"Mom!!! you are not listening to me!! Loooooook aaatt myyyy saaaand caaaastle."
I suddenly came back from my siesta. Krish, my 4 year old son was calling me for something. Oh! He wants me to look at his sandcastle, which i know would be exactly the same as he made yesterday and the day before yesterday and the day before that. I smiled slowly. He is such a kid! well, 4-year olds are actually called kids. Phew!! From where do they get all the energy from, is still not very apparent to me.
"Mom!!! Come-on, you are soooo laaaaazy. I have taken 2 rounds from my castle towards you and you are still sitting here". My little son was shouting at me and i was watching him speechlessly. I hugged him while he was making those cute little faces while speaking. "Okay, so now will you come? Please! Please! Please!" He said softly in my ear. He probably has learned how to coax me into doing something for him. Somehow he was getting too eager to show me his castle, which i have been watching since the time he learned how to make it.
I took his hand on my palm and started walking with him to his sandcastle. And the instant I lay my eyes on it I knew the reason for his eagerness. He had decorated the sandcastle with shells and hey, there's a starfish too. I saw him with a swelled-up chest, looking at me, waiting for me to say its good.
"Its good, Lets go home now. You deserve a chocolate for all your hard work". I guess chocolate trick might do the works, for i know, from my experience of course, that he doesn't leave the beach quickly.

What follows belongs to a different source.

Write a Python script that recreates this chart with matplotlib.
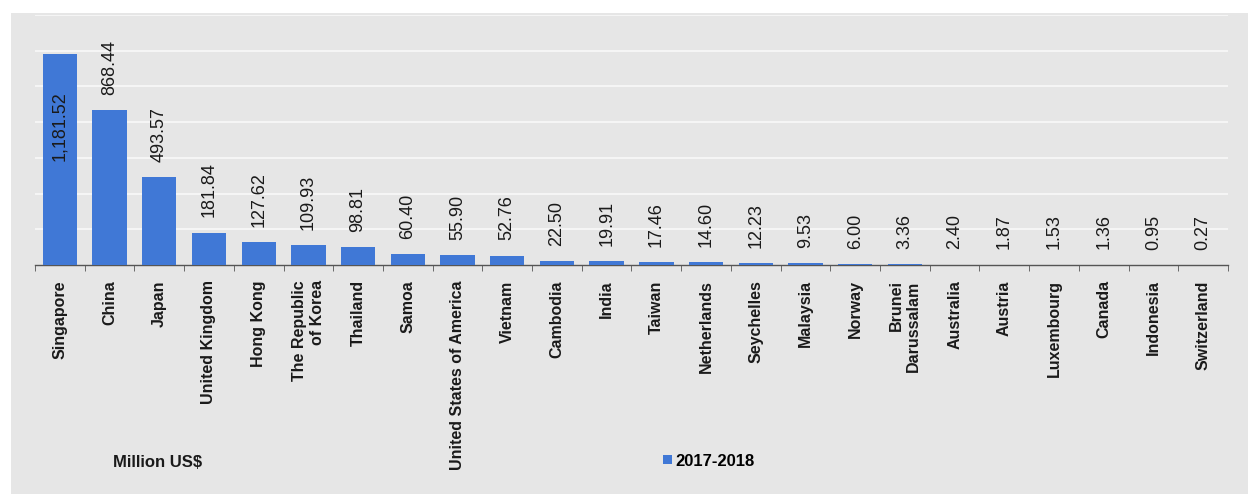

He kept rattling on. His chats (short)ranging from different colors of shells he collected to how he caught the star fish. I tried remembering what shells did i collect when i was his age.
In this small brain of mine, 28 years of a life are huddled up. Rewinding back by 24 years is not easy. I don't think i remember anything from that time of my life. But i do remember the time i told my parents that i am going to get married to sandeep. Their thought process didn't include letting their daughter get married at her own will. On top of that he was not from our caste. I never could understand what difference does a caste make?
Even though my parents agreed to get us married, they never believed i could be happy in this marriage. They warned me that this marriage is like a sandcastle, it'll wash away with next wave of fights. 5 years have went past since, but my parents attitude is still the same. Today, mom called me up, only to confirm that i am happy. Its so ironic that she wants me to be happy but cannot see the way my heart melts whenever i see sandeep walking towards me. she cannot see how beautiful my life is with two men to pamper me around. Hmm well, that is, if you could call Krish a man too.
And well, If i inspect closely, I see my son making sandcastles everyday, I hear him talk about it every hour. When I watch my husband helping him out on Sundays, I know my marriage finally has become a BIG sandcastle as my parents expected. BUT, It doesn't get washed away, it just get growing in our hearts. I am happy.